# Exercise description:
Return the listing below exactly, with the pictures dropped.

# Raw data:
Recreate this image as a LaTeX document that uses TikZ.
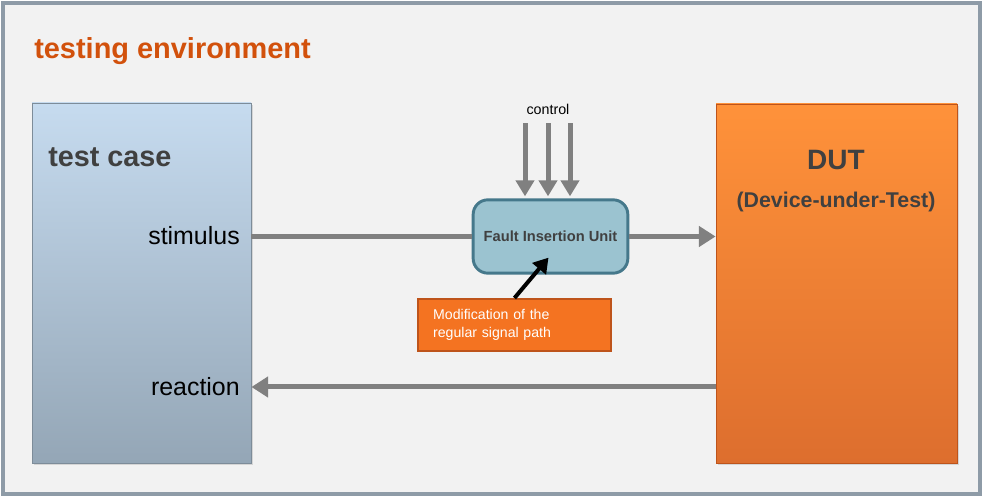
\documentclass[tikz,border=0pt]{standalone}
\usepackage{fontspec}
\setmainfont{Liberation Sans}
\usepackage{xcolor}
\usepackage{tikz}
\usetikzlibrary{arrows.meta,positioning,calc,shadows}

\definecolor{envorange}{HTML}{D2510C}
\definecolor{framegray}{HTML}{8E9BA7}
\definecolor{bggray}{HTML}{F2F2F2}
\definecolor{textgray}{HTML}{404040}
\definecolor{arrowgray}{HTML}{808080}
\definecolor{tctop}{HTML}{C6DBEF}
\definecolor{tcbottom}{HTML}{94A6B6}
\definecolor{tcborder}{HTML}{7D8C99}
\definecolor{duttop}{HTML}{FF923A}
\definecolor{dutbottom}{HTML}{DD6E2E}
\definecolor{fiublue}{HTML}{9BC3D0}
\definecolor{fiuborder}{HTML}{45788B}
\definecolor{modorange}{HTML}{F47321}
\definecolor{modborder}{HTML}{BE541B}

\begin{document}
\begin{tikzpicture}[
    x=0.75pt, y=-0.75pt,
    bigbox/.style={draw, rectangle, line width=0.6pt, drop shadow={opacity=0.25, shadow xshift=1.5pt, shadow yshift=-1.5pt}},
    fiubox/.style={draw=fiuborder, fill=fiublue, rectangle, rounded corners=11pt, line width=2.2pt, minimum width=116pt, minimum height=55pt, font=\fontsize{11}{13}\selectfont\bfseries, text=textgray},
    notebox/.style={draw=modborder, fill=modorange, rectangle, line width=1.5pt, minimum width=144.75pt, minimum height=39pt, text width=122pt, align=left, font=\fontsize{10.6}{13.5}\selectfont, text=white},
    boxtitle/.style={font=\fontsize{21.6}{25}\selectfont\bfseries, text=textgray, inner sep=0pt},
    sidelabel/.style={font=\fontsize{18.7}{22}\selectfont, inner sep=0pt},
    signal/.style={draw=arrowgray, line width=3.75pt, -{Triangle[width=15pt, length=12.5pt]}},
    ctlarrow/.style={draw=arrowgray, line width=3.75pt, -{Triangle[width=13.5pt, length=12pt]}},
    pointer/.style={draw=black, line width=3pt, -{Triangle[width=13pt, length=11pt]}}
]

    % Environment frame
    \fill[white] (0,0) rectangle (983,498);
    \draw[draw=framegray, fill=bggray, line width=3pt] (3,3) rectangle (980,494);
    \node[anchor=west, inner sep=0pt, font=\fontsize{21.7}{25}\selectfont\bfseries, text=envorange] (title) at (34,51) {testing environment};

    % Test case and DUT
    \node[bigbox, draw=tcborder, top color=tctop, bottom color=tcbottom, minimum width=164.25pt, minimum height=270pt] (tc) at (141.5,283) {};
    \node[bigbox, draw=modborder, top color=duttop, bottom color=dutbottom, minimum width=180.75pt, minimum height=269.25pt] (dut) at (836.5,283.5) {};

    \node[boxtitle, anchor=west] (tclabel) at (48,157) {test case};
    \node[boxtitle, font=\fontsize{21}{25}\selectfont\bfseries] (dutlabel) at (836,160) {DUT};
    \node[boxtitle, font=\fontsize{16}{18}\selectfont\bfseries] (dutname) at (836,202) {(Device-under-Test)};

    \node[sidelabel, anchor=east] (stim) at (240,236) {stimulus};
    \node[sidelabel, anchor=east] (reac) at (240,387) {reaction};

    % Fault insertion
    \node[fiubox] (fiu) at (550.5,236.5) {Fault Insertion Unit};
    \node[notebox] (modif) at (514.5,325) {Modification of the\\regular signal path};
    \node[inner sep=0pt, font=\fontsize{10.7}{12}\selectfont] (ctl) at (548,109) {control};

    % Connections
    \draw[draw=arrowgray, line width=3.75pt] (fiu.west -| tc.east) -- (fiu.west);
    \draw[signal] (fiu.east) -- (fiu.east -| dut.west);
    \draw[signal] (dut.west |- reac) -- (tc.east |- reac);

    \foreach \dx in {-23,0,22}
        \draw[ctlarrow] ($(ctl.south)+(\dx,9)$) -- ($(fiu.north -| ctl)+(\dx,-2)$);

    \draw[pointer] (modif.north) -- ($(fiu.south)+(-2,-17)$);

\end{tikzpicture}
\end{document}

# Response for this exercise:
Recreate this image as a LaTeX document that uses TikZ.
\documentclass[tikz,border=0pt]{standalone}
\usepackage{fontspec}
\setmainfont{Liberation Sans}
\usepackage{xcolor}
\usepackage{tikz}
\usetikzlibrary{arrows.meta,positioning,calc,shadows}

\definecolor{envorange}{HTML}{D2510C}
\definecolor{framegray}{HTML}{8E9BA7}
\definecolor{bggray}{HTML}{F2F2F2}
\definecolor{textgray}{HTML}{404040}
\definecolor{arrowgray}{HTML}{808080}
\definecolor{tctop}{HTML}{C6DBEF}
\definecolor{tcbottom}{HTML}{94A6B6}
\definecolor{tcborder}{HTML}{7D8C99}
\definecolor{duttop}{HTML}{FF923A}
\definecolor{dutbottom}{HTML}{DD6E2E}
\definecolor{fiublue}{HTML}{9BC3D0}
\definecolor{fiuborder}{HTML}{45788B}
\definecolor{modorange}{HTML}{F47321}
\definecolor{modborder}{HTML}{BE541B}

\begin{document}
\begin{tikzpicture}[
    x=0.75pt, y=-0.75pt,
    bigbox/.style={draw, rectangle, line width=0.6pt, drop shadow={opacity=0.25, shadow xshift=1.5pt, shadow yshift=-1.5pt}},
    fiubox/.style={draw=fiuborder, fill=fiublue, rectangle, rounded corners=11pt, line width=2.2pt, minimum width=116pt, minimum height=55pt, font=\fontsize{11}{13}\selectfont\bfseries, text=textgray},
    notebox/.style={draw=modborder, fill=modorange, rectangle, line width=1.5pt, minimum width=144.75pt, minimum height=39pt, text width=122pt, align=left, font=\fontsize{10.6}{13.5}\selectfont, text=white},
    boxtitle/.style={font=\fontsize{21.6}{25}\selectfont\bfseries, text=textgray, inner sep=0pt},
    sidelabel/.style={font=\fontsize{18.7}{22}\selectfont, inner sep=0pt},
    signal/.style={draw=arrowgray, line width=3.75pt, -{Triangle[width=15pt, length=12.5pt]}},
    ctlarrow/.style={draw=arrowgray, line width=3.75pt, -{Triangle[width=13.5pt, length=12pt]}},
    pointer/.style={draw=black, line width=3pt, -{Triangle[width=13pt, length=11pt]}}
]

    % Environment frame
    \fill[white] (0,0) rectangle (983,498);
    \draw[draw=framegray, fill=bggray, line width=3pt] (3,3) rectangle (980,494);
    \node[anchor=west, inner sep=0pt, font=\fontsize{21.7}{25}\selectfont\bfseries, text=envorange] (title) at (34,51) {testing environment};

    % Test case and DUT
    \node[bigbox, draw=tcborder, top color=tctop, bottom color=tcbottom, minimum width=164.25pt, minimum height=270pt] (tc) at (141.5,283) {};
    \node[bigbox, draw=modborder, top color=duttop, bottom color=dutbottom, minimum width=180.75pt, minimum height=269.25pt] (dut) at (836.5,283.5) {};

    \node[boxtitle, anchor=west] (tclabel) at (48,157) {test case};
    \node[boxtitle, font=\fontsize{21}{25}\selectfont\bfseries] (dutlabel) at (836,160) {DUT};
    \node[boxtitle, font=\fontsize{16}{18}\selectfont\bfseries] (dutname) at (836,202) {(Device-under-Test)};

    \node[sidelabel, anchor=east] (stim) at (240,236) {stimulus};
    \node[sidelabel, anchor=east] (reac) at (240,387) {reaction};

    % Fault insertion
    \node[fiubox] (fiu) at (550.5,236.5) {Fault Insertion Unit};
    \node[notebox] (modif) at (514.5,325) {Modification of the\\regular signal path};
    \node[inner sep=0pt, font=\fontsize{10.7}{12}\selectfont] (ctl) at (548,109) {control};

    % Connections
    \draw[draw=arrowgray, line width=3.75pt] (fiu.west -| tc.east) -- (fiu.west);
    \draw[signal] (fiu.east) -- (fiu.east -| dut.west);
    \draw[signal] (dut.west |- reac) -- (tc.east |- reac);

    \foreach \dx in {-23,0,22}
        \draw[ctlarrow] ($(ctl.south)+(\dx,9)$) -- ($(fiu.north -| ctl)+(\dx,-2)$);

    \draw[pointer] (modif.north) -- ($(fiu.south)+(-2,-17)$);

\end{tikzpicture}
\end{document}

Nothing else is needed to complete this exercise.